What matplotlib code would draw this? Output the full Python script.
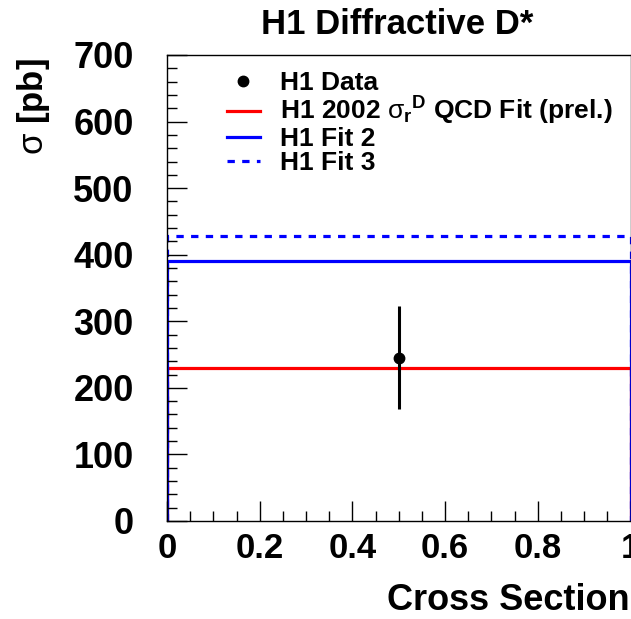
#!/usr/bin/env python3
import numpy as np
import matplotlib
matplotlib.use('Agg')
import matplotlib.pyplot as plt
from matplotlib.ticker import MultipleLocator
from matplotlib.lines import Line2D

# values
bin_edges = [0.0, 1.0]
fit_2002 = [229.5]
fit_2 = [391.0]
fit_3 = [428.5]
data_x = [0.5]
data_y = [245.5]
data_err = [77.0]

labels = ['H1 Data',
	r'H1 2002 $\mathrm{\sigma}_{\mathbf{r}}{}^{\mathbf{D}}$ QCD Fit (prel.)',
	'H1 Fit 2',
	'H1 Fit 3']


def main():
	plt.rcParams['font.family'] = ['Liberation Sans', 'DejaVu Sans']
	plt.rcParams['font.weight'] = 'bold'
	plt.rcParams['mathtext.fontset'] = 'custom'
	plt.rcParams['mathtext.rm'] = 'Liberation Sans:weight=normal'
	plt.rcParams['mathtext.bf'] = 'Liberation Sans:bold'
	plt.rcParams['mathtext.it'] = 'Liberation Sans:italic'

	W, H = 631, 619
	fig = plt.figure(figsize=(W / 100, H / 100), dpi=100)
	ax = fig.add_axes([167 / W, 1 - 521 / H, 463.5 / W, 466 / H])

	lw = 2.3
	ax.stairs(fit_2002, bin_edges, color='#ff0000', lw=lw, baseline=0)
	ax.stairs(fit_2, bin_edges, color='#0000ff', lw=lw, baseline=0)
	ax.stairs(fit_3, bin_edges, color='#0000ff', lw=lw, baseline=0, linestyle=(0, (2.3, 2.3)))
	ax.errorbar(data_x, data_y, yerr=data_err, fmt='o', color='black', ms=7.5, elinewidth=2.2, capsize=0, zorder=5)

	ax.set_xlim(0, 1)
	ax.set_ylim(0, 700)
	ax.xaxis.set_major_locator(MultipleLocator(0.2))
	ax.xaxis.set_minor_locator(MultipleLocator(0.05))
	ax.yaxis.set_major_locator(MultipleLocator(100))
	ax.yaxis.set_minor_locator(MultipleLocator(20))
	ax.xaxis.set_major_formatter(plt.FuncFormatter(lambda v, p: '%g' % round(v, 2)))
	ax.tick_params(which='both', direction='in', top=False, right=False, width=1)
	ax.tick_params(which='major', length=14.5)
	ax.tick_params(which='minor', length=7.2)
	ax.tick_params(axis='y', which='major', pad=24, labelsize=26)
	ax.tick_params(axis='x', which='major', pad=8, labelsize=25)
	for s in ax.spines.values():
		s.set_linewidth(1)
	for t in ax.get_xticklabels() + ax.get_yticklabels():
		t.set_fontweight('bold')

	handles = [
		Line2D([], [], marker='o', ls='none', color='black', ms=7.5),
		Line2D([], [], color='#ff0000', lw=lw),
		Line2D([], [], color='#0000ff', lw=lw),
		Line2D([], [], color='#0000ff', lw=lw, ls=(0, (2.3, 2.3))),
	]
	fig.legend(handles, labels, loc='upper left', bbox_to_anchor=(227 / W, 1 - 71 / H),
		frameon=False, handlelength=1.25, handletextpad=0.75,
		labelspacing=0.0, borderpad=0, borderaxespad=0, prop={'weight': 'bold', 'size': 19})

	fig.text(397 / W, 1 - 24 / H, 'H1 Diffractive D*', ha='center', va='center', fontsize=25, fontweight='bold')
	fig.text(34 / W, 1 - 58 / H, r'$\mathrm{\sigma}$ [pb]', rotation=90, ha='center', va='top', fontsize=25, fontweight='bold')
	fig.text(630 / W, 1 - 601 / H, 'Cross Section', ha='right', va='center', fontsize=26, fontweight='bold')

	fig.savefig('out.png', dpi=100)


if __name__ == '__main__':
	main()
---
=== Your instructions ===
Return the material line for line, from its beginning to the line that contains "from matplotlib.lines import Line2D", with the pictures left out.

=== The completed task ===
What matplotlib code would draw this? Output the full Python script.
#!/usr/bin/env python3
import numpy as np
import matplotlib
matplotlib.use('Agg')
import matplotlib.pyplot as plt
from matplotlib.ticker import MultipleLocator
from matplotlib.lines import Line2D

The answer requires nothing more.